» WHAT THE TASK ASKS: Output every line exactly as written. Leave out pictures.

» COLLECTED MATERIAL:
━━━━━━━━━━━━━━━━━━━━━━━━━━━━━━
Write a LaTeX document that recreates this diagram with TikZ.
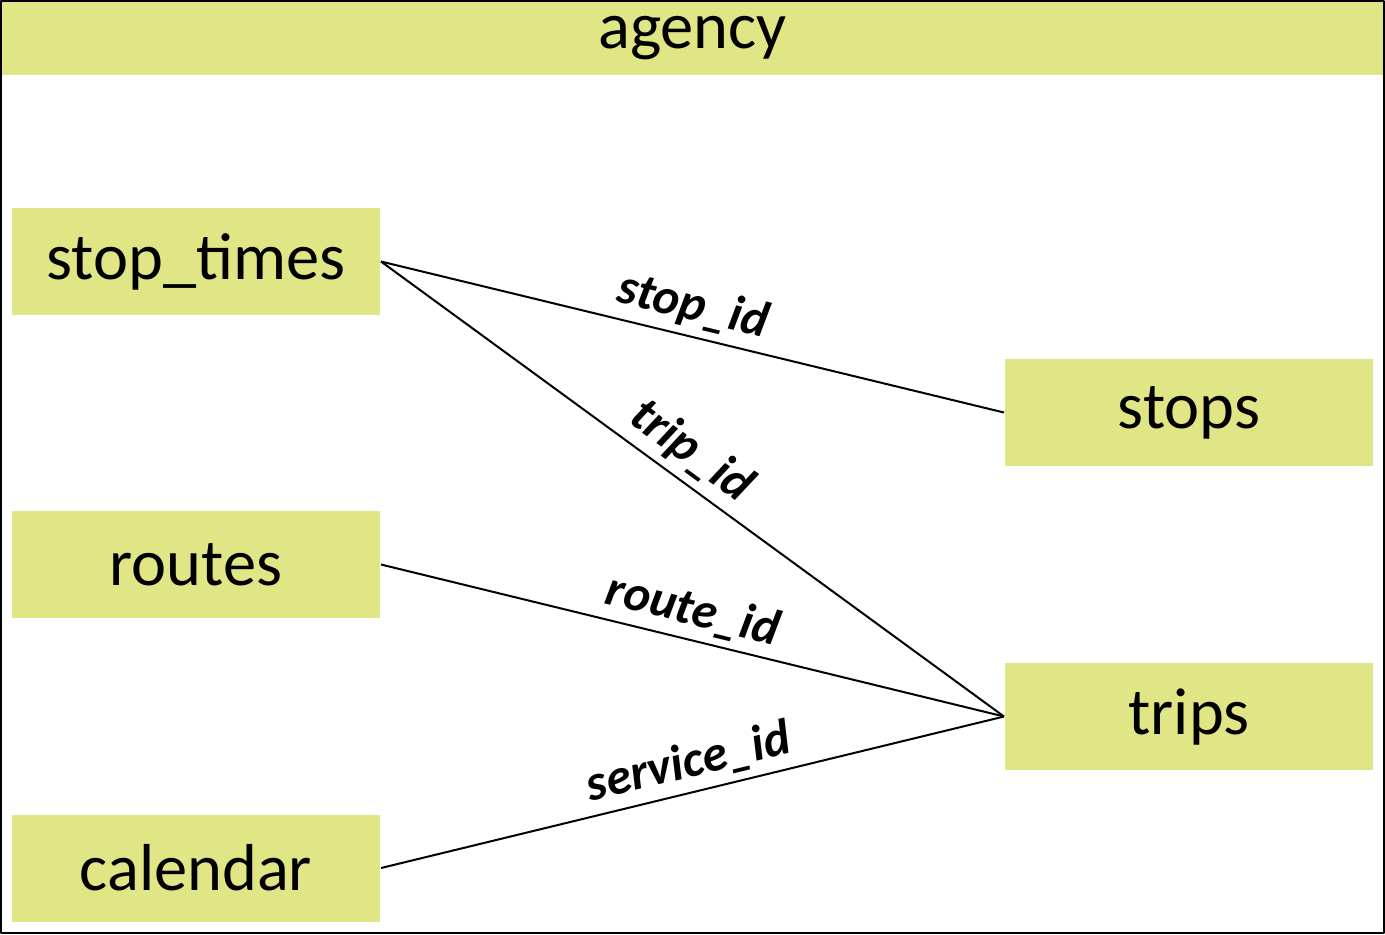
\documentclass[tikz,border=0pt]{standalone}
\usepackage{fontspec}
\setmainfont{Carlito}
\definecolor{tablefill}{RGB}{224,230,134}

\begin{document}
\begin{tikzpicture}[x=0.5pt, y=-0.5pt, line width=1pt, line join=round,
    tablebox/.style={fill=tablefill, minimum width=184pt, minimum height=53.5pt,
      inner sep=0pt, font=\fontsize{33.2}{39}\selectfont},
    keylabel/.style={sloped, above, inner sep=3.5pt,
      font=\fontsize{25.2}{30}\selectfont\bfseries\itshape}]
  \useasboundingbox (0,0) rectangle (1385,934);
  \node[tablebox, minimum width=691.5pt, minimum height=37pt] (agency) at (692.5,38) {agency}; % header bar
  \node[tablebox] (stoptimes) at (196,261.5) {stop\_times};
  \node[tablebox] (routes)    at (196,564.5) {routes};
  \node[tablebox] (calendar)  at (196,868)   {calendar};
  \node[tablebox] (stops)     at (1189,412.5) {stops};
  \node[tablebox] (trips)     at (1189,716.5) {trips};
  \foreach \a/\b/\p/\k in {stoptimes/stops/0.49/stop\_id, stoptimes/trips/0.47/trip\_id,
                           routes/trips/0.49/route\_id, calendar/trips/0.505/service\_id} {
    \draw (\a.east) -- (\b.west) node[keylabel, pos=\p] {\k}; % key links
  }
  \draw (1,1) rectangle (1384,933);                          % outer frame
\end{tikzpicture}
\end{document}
━━━━━━━━━━━━━━━━━━━━━━━━━━━━━━
» ANSWER TO THIS TASK:
Write a LaTeX document that recreates this diagram with TikZ.
\documentclass[tikz,border=0pt]{standalone}
\usepackage{fontspec}
\setmainfont{Carlito}
\definecolor{tablefill}{RGB}{224,230,134}

\begin{document}
\begin{tikzpicture}[x=0.5pt, y=-0.5pt, line width=1pt, line join=round,
    tablebox/.style={fill=tablefill, minimum width=184pt, minimum height=53.5pt,
      inner sep=0pt, font=\fontsize{33.2}{39}\selectfont},
    keylabel/.style={sloped, above, inner sep=3.5pt,
      font=\fontsize{25.2}{30}\selectfont\bfseries\itshape}]
  \useasboundingbox (0,0) rectangle (1385,934);
  \node[tablebox, minimum width=691.5pt, minimum height=37pt] (agency) at (692.5,38) {agency}; % header bar
  \node[tablebox] (stoptimes) at (196,261.5) {stop\_times};
  \node[tablebox] (routes)    at (196,564.5) {routes};
  \node[tablebox] (calendar)  at (196,868)   {calendar};
  \node[tablebox] (stops)     at (1189,412.5) {stops};
  \node[tablebox] (trips)     at (1189,716.5) {trips};
  \foreach \a/\b/\p/\k in {stoptimes/stops/0.49/stop\_id, stoptimes/trips/0.47/trip\_id,
                           routes/trips/0.49/route\_id, calendar/trips/0.505/service\_id} {
    \draw (\a.east) -- (\b.west) node[keylabel, pos=\p] {\k}; % key links
  }
  \draw (1,1) rectangle (1384,933);                          % outer frame
\end{tikzpicture}
\end{document}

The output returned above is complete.